— START OF Data records —

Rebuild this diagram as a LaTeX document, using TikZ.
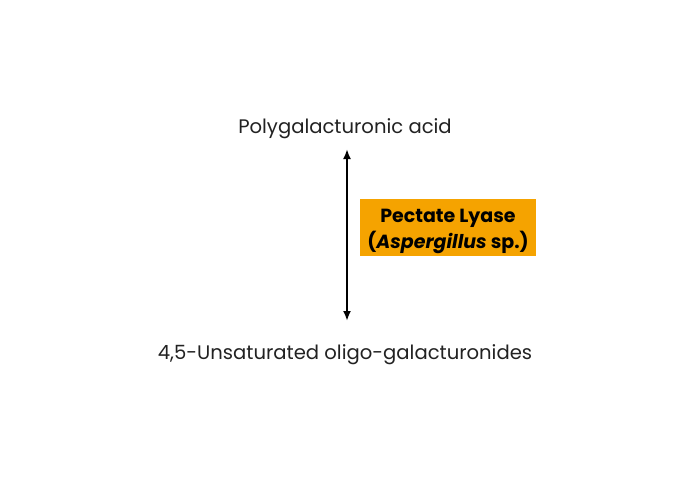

— END OF Data records —
— START OF Data records —

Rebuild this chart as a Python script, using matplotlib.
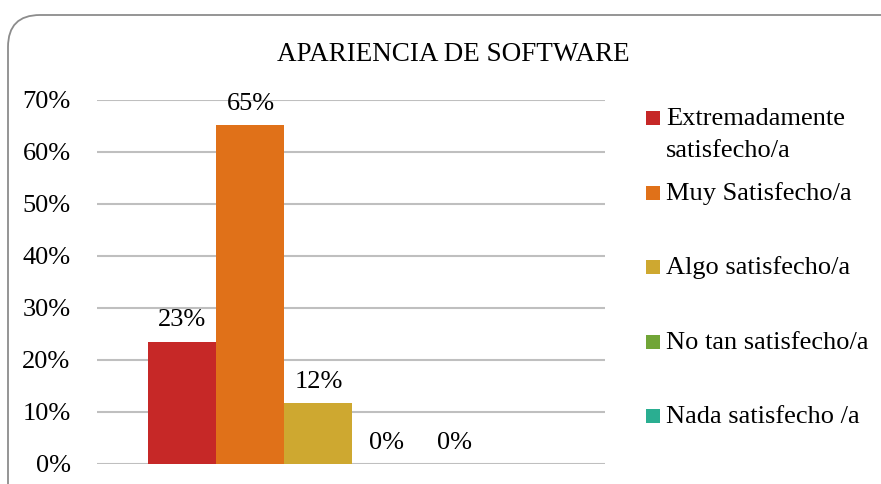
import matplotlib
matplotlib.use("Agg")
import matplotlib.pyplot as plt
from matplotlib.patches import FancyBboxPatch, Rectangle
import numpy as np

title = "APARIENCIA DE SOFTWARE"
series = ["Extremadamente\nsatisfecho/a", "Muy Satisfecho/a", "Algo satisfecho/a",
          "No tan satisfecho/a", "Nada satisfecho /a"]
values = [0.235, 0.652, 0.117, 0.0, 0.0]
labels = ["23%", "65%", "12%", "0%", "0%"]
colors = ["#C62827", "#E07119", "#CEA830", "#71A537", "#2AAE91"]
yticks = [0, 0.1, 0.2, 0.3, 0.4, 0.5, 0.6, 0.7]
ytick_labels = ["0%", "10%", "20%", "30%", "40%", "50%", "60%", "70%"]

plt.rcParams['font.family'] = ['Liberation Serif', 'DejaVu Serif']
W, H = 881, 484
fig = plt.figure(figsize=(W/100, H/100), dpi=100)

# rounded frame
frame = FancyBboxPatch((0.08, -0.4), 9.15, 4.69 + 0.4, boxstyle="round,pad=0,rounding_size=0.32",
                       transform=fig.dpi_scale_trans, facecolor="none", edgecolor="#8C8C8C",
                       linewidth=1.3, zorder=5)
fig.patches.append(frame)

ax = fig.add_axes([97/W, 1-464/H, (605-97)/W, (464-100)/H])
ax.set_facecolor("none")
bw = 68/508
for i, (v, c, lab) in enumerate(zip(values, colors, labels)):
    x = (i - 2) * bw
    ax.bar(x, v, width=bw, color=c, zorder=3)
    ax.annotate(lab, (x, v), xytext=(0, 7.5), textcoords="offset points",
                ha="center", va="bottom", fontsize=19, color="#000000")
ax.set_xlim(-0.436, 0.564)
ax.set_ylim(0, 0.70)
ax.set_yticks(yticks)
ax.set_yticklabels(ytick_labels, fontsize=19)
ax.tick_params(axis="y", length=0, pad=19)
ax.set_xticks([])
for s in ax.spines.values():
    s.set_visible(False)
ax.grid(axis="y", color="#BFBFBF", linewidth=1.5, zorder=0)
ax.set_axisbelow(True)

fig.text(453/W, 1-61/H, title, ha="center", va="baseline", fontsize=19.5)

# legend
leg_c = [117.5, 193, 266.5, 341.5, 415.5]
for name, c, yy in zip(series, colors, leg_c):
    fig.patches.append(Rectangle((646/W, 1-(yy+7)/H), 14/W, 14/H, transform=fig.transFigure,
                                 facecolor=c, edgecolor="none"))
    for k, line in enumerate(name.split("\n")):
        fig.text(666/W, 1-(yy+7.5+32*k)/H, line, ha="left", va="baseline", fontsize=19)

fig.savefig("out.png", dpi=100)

— END OF Data records —

Requirement.
Transcribe only the lines above that start at the line containing "Rebuild this chart" and end at the line containing "import numpy as np". Omit pictures.

Expected output.
Rebuild this chart as a Python script, using matplotlib.
import matplotlib
matplotlib.use("Agg")
import matplotlib.pyplot as plt
from matplotlib.patches import FancyBboxPatch, Rectangle
import numpy as np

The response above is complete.